Reproduce the data below in full and exclude every picture.

-- START Supplied information --

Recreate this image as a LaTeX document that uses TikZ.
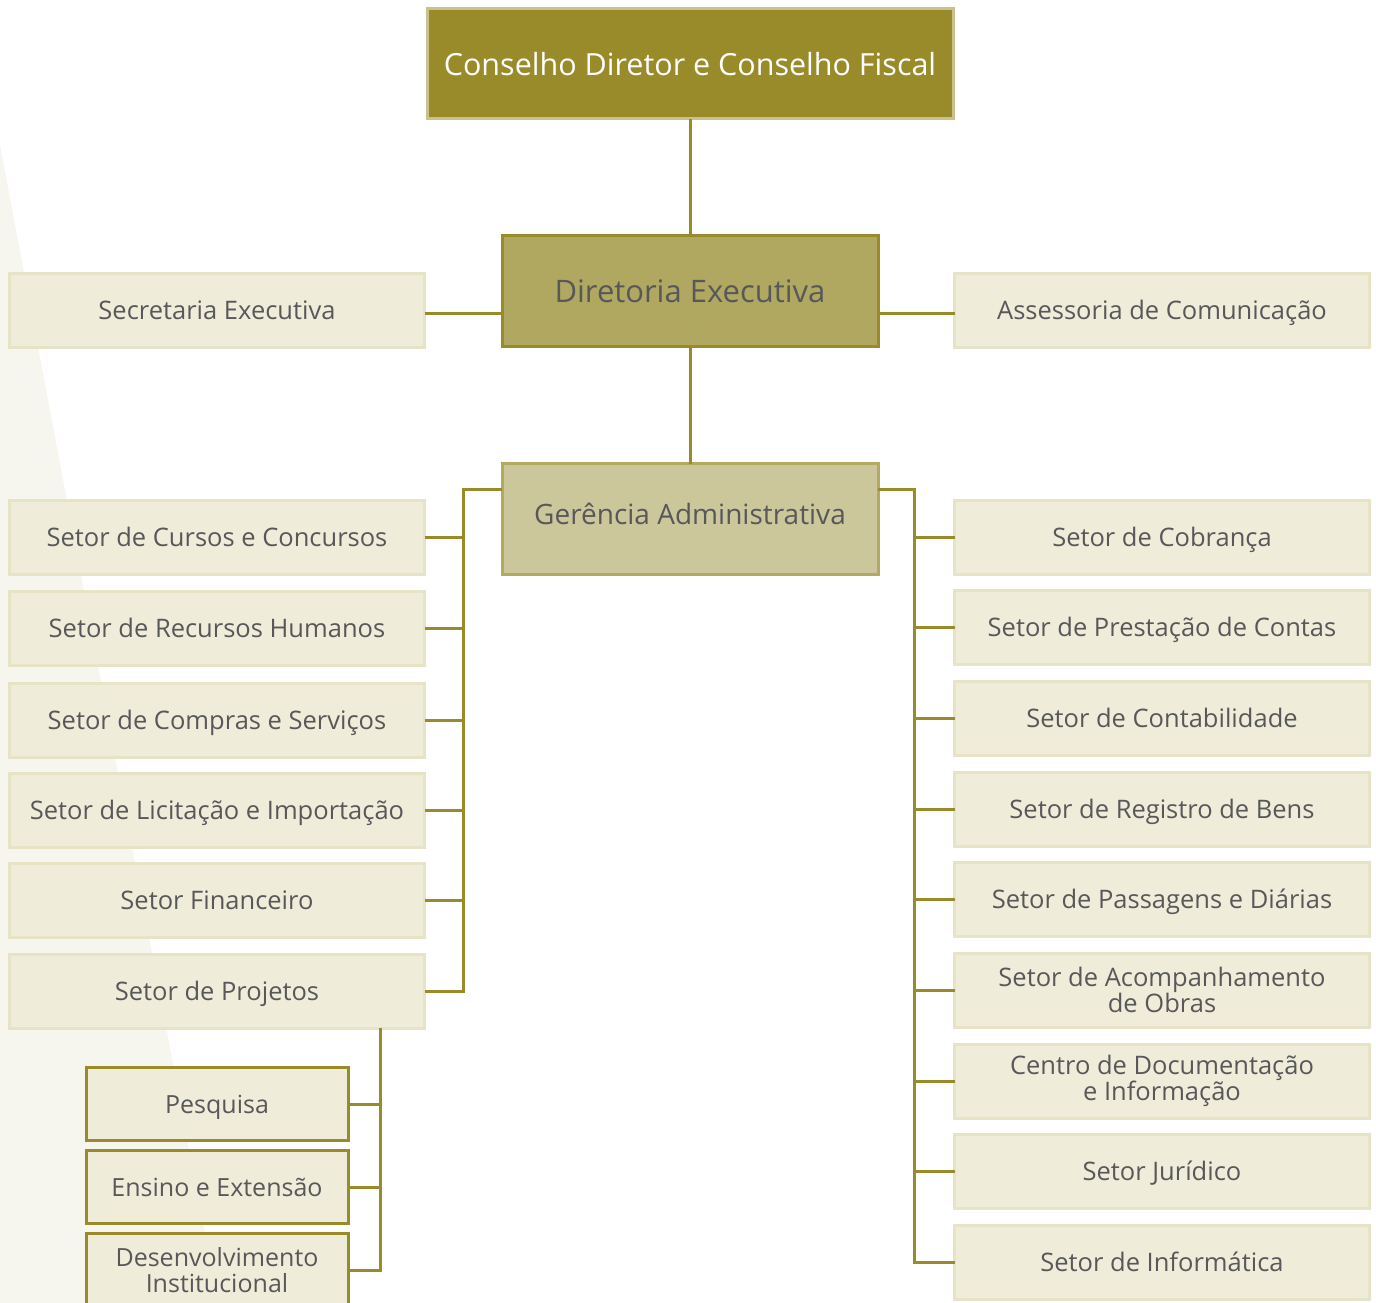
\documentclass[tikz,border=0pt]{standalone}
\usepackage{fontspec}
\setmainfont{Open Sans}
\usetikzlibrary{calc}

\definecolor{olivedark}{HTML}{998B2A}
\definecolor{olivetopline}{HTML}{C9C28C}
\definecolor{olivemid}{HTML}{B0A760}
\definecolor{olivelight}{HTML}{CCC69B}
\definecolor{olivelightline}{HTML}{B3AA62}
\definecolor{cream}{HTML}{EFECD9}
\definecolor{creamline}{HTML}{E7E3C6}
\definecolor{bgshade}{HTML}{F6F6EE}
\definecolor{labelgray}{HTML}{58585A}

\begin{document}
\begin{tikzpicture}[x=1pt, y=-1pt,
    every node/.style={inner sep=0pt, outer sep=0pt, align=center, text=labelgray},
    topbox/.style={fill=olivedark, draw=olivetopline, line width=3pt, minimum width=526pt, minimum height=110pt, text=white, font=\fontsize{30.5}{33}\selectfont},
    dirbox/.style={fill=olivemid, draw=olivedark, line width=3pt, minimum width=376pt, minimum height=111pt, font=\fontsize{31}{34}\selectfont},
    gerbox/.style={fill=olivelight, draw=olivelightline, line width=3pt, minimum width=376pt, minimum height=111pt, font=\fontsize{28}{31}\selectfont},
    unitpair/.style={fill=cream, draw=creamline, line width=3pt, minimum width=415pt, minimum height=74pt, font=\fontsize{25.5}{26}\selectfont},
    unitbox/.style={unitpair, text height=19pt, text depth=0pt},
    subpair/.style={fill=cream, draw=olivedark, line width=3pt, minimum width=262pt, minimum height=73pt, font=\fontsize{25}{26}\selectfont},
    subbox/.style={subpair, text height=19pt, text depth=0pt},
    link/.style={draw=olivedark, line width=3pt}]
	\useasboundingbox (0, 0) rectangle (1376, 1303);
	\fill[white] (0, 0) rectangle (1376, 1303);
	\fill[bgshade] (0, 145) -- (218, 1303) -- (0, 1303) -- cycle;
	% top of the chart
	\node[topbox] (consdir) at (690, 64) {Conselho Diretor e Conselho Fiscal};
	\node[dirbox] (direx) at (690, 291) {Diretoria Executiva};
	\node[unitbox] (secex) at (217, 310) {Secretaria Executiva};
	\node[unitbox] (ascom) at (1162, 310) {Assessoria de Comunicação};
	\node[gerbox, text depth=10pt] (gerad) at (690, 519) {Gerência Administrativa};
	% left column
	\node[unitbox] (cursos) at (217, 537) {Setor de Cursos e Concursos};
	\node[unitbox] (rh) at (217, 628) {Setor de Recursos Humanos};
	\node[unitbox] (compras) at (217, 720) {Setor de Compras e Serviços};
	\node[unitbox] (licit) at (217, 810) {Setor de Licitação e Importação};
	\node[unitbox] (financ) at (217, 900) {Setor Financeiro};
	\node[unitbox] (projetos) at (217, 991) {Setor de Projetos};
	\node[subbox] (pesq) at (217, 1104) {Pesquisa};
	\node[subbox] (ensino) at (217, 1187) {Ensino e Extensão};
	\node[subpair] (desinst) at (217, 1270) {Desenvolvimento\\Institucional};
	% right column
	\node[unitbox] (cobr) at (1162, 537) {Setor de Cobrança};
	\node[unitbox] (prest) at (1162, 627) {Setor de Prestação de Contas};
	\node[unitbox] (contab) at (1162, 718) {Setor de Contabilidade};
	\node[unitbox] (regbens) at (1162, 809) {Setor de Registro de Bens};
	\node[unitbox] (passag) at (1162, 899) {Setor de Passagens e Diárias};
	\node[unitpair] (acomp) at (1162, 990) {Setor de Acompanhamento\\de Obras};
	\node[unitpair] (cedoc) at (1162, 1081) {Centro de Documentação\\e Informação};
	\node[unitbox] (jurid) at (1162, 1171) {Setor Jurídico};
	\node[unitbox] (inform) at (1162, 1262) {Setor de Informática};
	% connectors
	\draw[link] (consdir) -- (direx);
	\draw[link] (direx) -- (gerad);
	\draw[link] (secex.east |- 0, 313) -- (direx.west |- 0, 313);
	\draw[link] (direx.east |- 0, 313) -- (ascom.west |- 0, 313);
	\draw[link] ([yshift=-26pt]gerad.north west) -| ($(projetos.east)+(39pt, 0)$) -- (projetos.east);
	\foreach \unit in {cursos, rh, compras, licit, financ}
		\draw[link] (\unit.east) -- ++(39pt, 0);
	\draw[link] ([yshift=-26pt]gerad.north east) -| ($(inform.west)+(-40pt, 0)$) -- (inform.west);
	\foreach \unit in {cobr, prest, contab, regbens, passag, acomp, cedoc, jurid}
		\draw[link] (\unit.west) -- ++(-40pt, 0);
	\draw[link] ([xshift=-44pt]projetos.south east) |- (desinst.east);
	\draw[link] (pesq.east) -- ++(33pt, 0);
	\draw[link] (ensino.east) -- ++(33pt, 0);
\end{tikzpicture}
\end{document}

-- END Supplied information --

* [Output of the task]
Recreate this image as a LaTeX document that uses TikZ.
\documentclass[tikz,border=0pt]{standalone}
\usepackage{fontspec}
\setmainfont{Open Sans}
\usetikzlibrary{calc}

\definecolor{olivedark}{HTML}{998B2A}
\definecolor{olivetopline}{HTML}{C9C28C}
\definecolor{olivemid}{HTML}{B0A760}
\definecolor{olivelight}{HTML}{CCC69B}
\definecolor{olivelightline}{HTML}{B3AA62}
\definecolor{cream}{HTML}{EFECD9}
\definecolor{creamline}{HTML}{E7E3C6}
\definecolor{bgshade}{HTML}{F6F6EE}
\definecolor{labelgray}{HTML}{58585A}

\begin{document}
\begin{tikzpicture}[x=1pt, y=-1pt,
    every node/.style={inner sep=0pt, outer sep=0pt, align=center, text=labelgray},
    topbox/.style={fill=olivedark, draw=olivetopline, line width=3pt, minimum width=526pt, minimum height=110pt, text=white, font=\fontsize{30.5}{33}\selectfont},
    dirbox/.style={fill=olivemid, draw=olivedark, line width=3pt, minimum width=376pt, minimum height=111pt, font=\fontsize{31}{34}\selectfont},
    gerbox/.style={fill=olivelight, draw=olivelightline, line width=3pt, minimum width=376pt, minimum height=111pt, font=\fontsize{28}{31}\selectfont},
    unitpair/.style={fill=cream, draw=creamline, line width=3pt, minimum width=415pt, minimum height=74pt, font=\fontsize{25.5}{26}\selectfont},
    unitbox/.style={unitpair, text height=19pt, text depth=0pt},
    subpair/.style={fill=cream, draw=olivedark, line width=3pt, minimum width=262pt, minimum height=73pt, font=\fontsize{25}{26}\selectfont},
    subbox/.style={subpair, text height=19pt, text depth=0pt},
    link/.style={draw=olivedark, line width=3pt}]
	\useasboundingbox (0, 0) rectangle (1376, 1303);
	\fill[white] (0, 0) rectangle (1376, 1303);
	\fill[bgshade] (0, 145) -- (218, 1303) -- (0, 1303) -- cycle;
	% top of the chart
	\node[topbox] (consdir) at (690, 64) {Conselho Diretor e Conselho Fiscal};
	\node[dirbox] (direx) at (690, 291) {Diretoria Executiva};
	\node[unitbox] (secex) at (217, 310) {Secretaria Executiva};
	\node[unitbox] (ascom) at (1162, 310) {Assessoria de Comunicação};
	\node[gerbox, text depth=10pt] (gerad) at (690, 519) {Gerência Administrativa};
	% left column
	\node[unitbox] (cursos) at (217, 537) {Setor de Cursos e Concursos};
	\node[unitbox] (rh) at (217, 628) {Setor de Recursos Humanos};
	\node[unitbox] (compras) at (217, 720) {Setor de Compras e Serviços};
	\node[unitbox] (licit) at (217, 810) {Setor de Licitação e Importação};
	\node[unitbox] (financ) at (217, 900) {Setor Financeiro};
	\node[unitbox] (projetos) at (217, 991) {Setor de Projetos};
	\node[subbox] (pesq) at (217, 1104) {Pesquisa};
	\node[subbox] (ensino) at (217, 1187) {Ensino e Extensão};
	\node[subpair] (desinst) at (217, 1270) {Desenvolvimento\\Institucional};
	% right column
	\node[unitbox] (cobr) at (1162, 537) {Setor de Cobrança};
	\node[unitbox] (prest) at (1162, 627) {Setor de Prestação de Contas};
	\node[unitbox] (contab) at (1162, 718) {Setor de Contabilidade};
	\node[unitbox] (regbens) at (1162, 809) {Setor de Registro de Bens};
	\node[unitbox] (passag) at (1162, 899) {Setor de Passagens e Diárias};
	\node[unitpair] (acomp) at (1162, 990) {Setor de Acompanhamento\\de Obras};
	\node[unitpair] (cedoc) at (1162, 1081) {Centro de Documentação\\e Informação};
	\node[unitbox] (jurid) at (1162, 1171) {Setor Jurídico};
	\node[unitbox] (inform) at (1162, 1262) {Setor de Informática};
	% connectors
	\draw[link] (consdir) -- (direx);
	\draw[link] (direx) -- (gerad);
	\draw[link] (secex.east |- 0, 313) -- (direx.west |- 0, 313);
	\draw[link] (direx.east |- 0, 313) -- (ascom.west |- 0, 313);
	\draw[link] ([yshift=-26pt]gerad.north west) -| ($(projetos.east)+(39pt, 0)$) -- (projetos.east);
	\foreach \unit in {cursos, rh, compras, licit, financ}
		\draw[link] (\unit.east) -- ++(39pt, 0);
	\draw[link] ([yshift=-26pt]gerad.north east) -| ($(inform.west)+(-40pt, 0)$) -- (inform.west);
	\foreach \unit in {cobr, prest, contab, regbens, passag, acomp, cedoc, jurid}
		\draw[link] (\unit.west) -- ++(-40pt, 0);
	\draw[link] ([xshift=-44pt]projetos.south east) |- (desinst.east);
	\draw[link] (pesq.east) -- ++(33pt, 0);
	\draw[link] (ensino.east) -- ++(33pt, 0);
\end{tikzpicture}
\end{document}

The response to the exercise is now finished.